Wow! Nice looking barn. That looks like a lot of work for a CSM. Good job.


----------



## olyman (Jan 19, 2007)

vern--ahhhhh- the satisfaction of making it all by yourself---neat--how many chains--and how many bars--and how much gas and oil---not including man hours???????


----------



## Vern (Jan 19, 2007)

thanks olman and aggie -I think it was 11 chains and 3 -36" bars.....I bought 
some rip chains and I made my own also..........


----------



## pyromaniac guy (Jan 19, 2007)

outstanding pics


----------



## dustytools (Jan 19, 2007)

Very nice looking barn Vern.
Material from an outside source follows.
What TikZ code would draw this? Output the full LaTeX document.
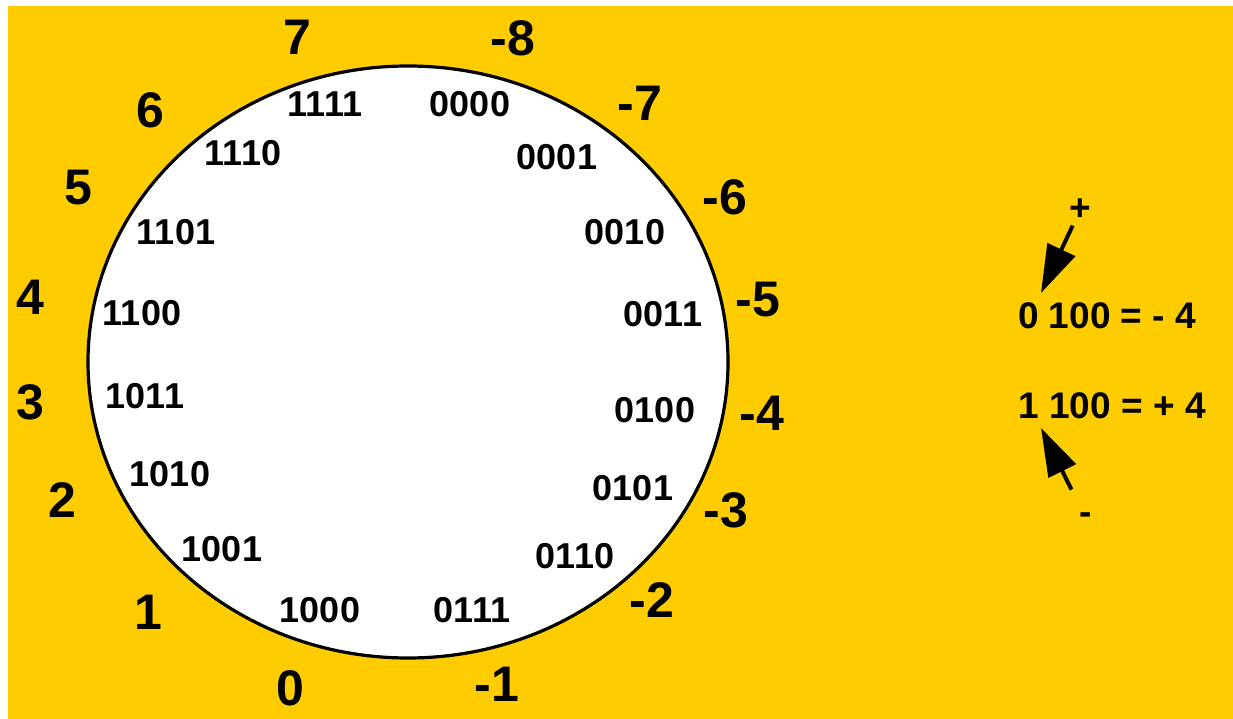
\documentclass[tikz,border=0pt]{standalone}
\usepackage{fontspec}
\setmainfont{Liberation Sans}
\usepackage{xcolor}
\usetikzlibrary{arrows.meta}
\definecolor{wheelbg}{HTML}{FFCC00}

\begin{document}
\begin{tikzpicture}[x=1pt,y=-1pt,
  outer/.style={font=\fontsize{50}{56}\selectfont\bfseries,inner sep=0pt},
  inner/.style={font=\fontsize{36}{42}\selectfont\bfseries,inner sep=0pt},
  note/.style={font=\fontsize{37}{43}\selectfont\bfseries,inner sep=0pt},
  pointer/.style={line width=4pt,-{Triangle[length=48pt,width=30pt]}}]
  \useasboundingbox (0,0) rectangle (1233,719);
  \fill[wheelbg] (8,6) rectangle (1233,719);

  %% ── the wheel ──
  \draw[line width=3.2pt,fill=white] (408,362) ellipse [x radius=320,y radius=296];

  %% ── bit patterns inside ──
  \node[inner] (b0000) at (470,104) {0000};
  \node[inner] (b0001) at (557,157) {0001};
  \node[inner] (b0010) at (625,232) {0010};
  \node[inner] (b0011) at (663,314) {0011};
  \node[inner] (b0100) at (655,410) {0100};
  \node[inner] (b0101) at (633,488) {0101};
  \node[inner] (b0110) at (575,556) {0110};
  \node[inner] (b0111) at (472,610) {0111};
  \node[inner] (b1000) at (320,610) {1000};
  \node[inner] (b1001) at (222,549) {1001};
  \node[inner] (b1010) at (170,474) {1010};
  \node[inner] (b1011) at (145,396) {1011};
  \node[inner] (b1100) at (142,313) {1100};
  \node[inner] (b1101) at (176,232) {1101};
  \node[inner] (b1110) at (243,153) {1110};
  \node[inner] (b1111) at (325,104) {1111};

  %% ── values outside ──
  \node[outer] (vm8) at (513,38)  {-8};
  \node[outer] (vm7) at (640,103) {-7};
  \node[outer] (vm6) at (725,197) {-6};
  \node[outer] (vm5) at (758,300) {-5};
  \node[outer] (vm4) at (762,413) {-4};
  \node[outer] (vm3) at (726,510) {-3};
  \node[outer] (vm2) at (652,600) {-2};
  \node[outer] (vm1) at (497,684) {-1};
  \node[outer] (v0)  at (290,688) {0};
  \node[outer] (v1)  at (148,612) {1};
  \node[outer] (v2)  at (62,500)  {2};
  \node[outer] (v3)  at (30,402)  {3};
  \node[outer] (v4)  at (30,297)  {4};
  \node[outer] (v5)  at (78,188)  {5};
  \node[outer] (v6)  at (150,110) {6};
  \node[outer] (v7)  at (297,37)  {7};

  %% ── sign bit notes ──
  \node[note] (plus)  at (1080,210) {+};
  \node[note] (eqneg) at (1107,316) {0 100 = - 4};
  \node[note] (eqpos) at (1112,406) {1 100 = + 4};
  \node[note] (minus) at (1086,519) {-};
  \coordinate (tipneg) at (1041,293);
  \coordinate (tippos) at (1041,428);
  \draw[pointer,shorten <=5pt] (plus) -- (tipneg);
  \draw[pointer,shorten <=26pt] (minus) -- (tippos);
\end{tikzpicture}
\end{document}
Congrats.....


----------



## olyman (Jan 19, 2007)

and in spite of the fact of the 11 chains and three bars--much less than buying a barn--and better built also!!!!!!!!!!


----------



## amdburner (Jan 19, 2007)

Awesome job Vern!!!! When I was a teenager my dad and uncle built one very similar to yours with wood milled off of our land. A couple of years ago it was uprooted and moved in one piece to my parents current house and added on as an addition.

Dave


----------



## Adkpk (Jan 19, 2007)

Clean and neat. Nice job. 

Vern, could we get a close up of those 45 degree supports? My next move on my cabin is those buggers and I would like to know how you attached them. Also the roof rafters. Any goodies you want to share with on us on how that went for you, thanks. Bob


----------



## irishcountry (Jan 19, 2007)

*Great job!!*

Great job you gotta be proud of that this is the kinda stuff that inspires others to do their own projects!! Looks like the inside is post and beam(timberframed) how hard is it to cut mortise and tennons to fit? Did you use any special tools or good old mallet and chisels? I'm asking because I really like the look of timberframing and would like to build something someday (cabin, barn, house something) also I like the look and benefits of metal roofing how was that to work with any shortcomings I have noticed alot of people are using it around here of re-roofs I think it gives a nice finished look a mix of old and modern and its supposed to be really durable all the places I drive by year after year it looks the same! Again great job!!


----------



## Sawyer Rob (Jan 20, 2007)

GREAT job!! Thanks for posting the pictures!

Rob


----------



## CaseyForrest (Jan 20, 2007)

Very nice workmanship. The + is knowing you built it from scratch.


----------



## O51Av (Jan 20, 2007)

Wow,nice barn.The only thing I see wrong with it is it is not behind my house!


----------



## Vern (Jan 20, 2007)

I will get some more pic the cd of the building is around here somewhere....The braces
you see are held in place with 3/8s x 8" lag blots,I predrilled the brace and counter sank the heads about an inch,I will try to put some pic of the truss design and the building plans in general.


----------



## ASEMASTER (Jan 21, 2007)

*nice job*

nice to see you took some time to hunt also nice ohio deer


----------



## Adkpk (Jan 21, 2007)

Big thanks, Vern. Greatly appreciated. I see that barn will be standing for a long time.


----------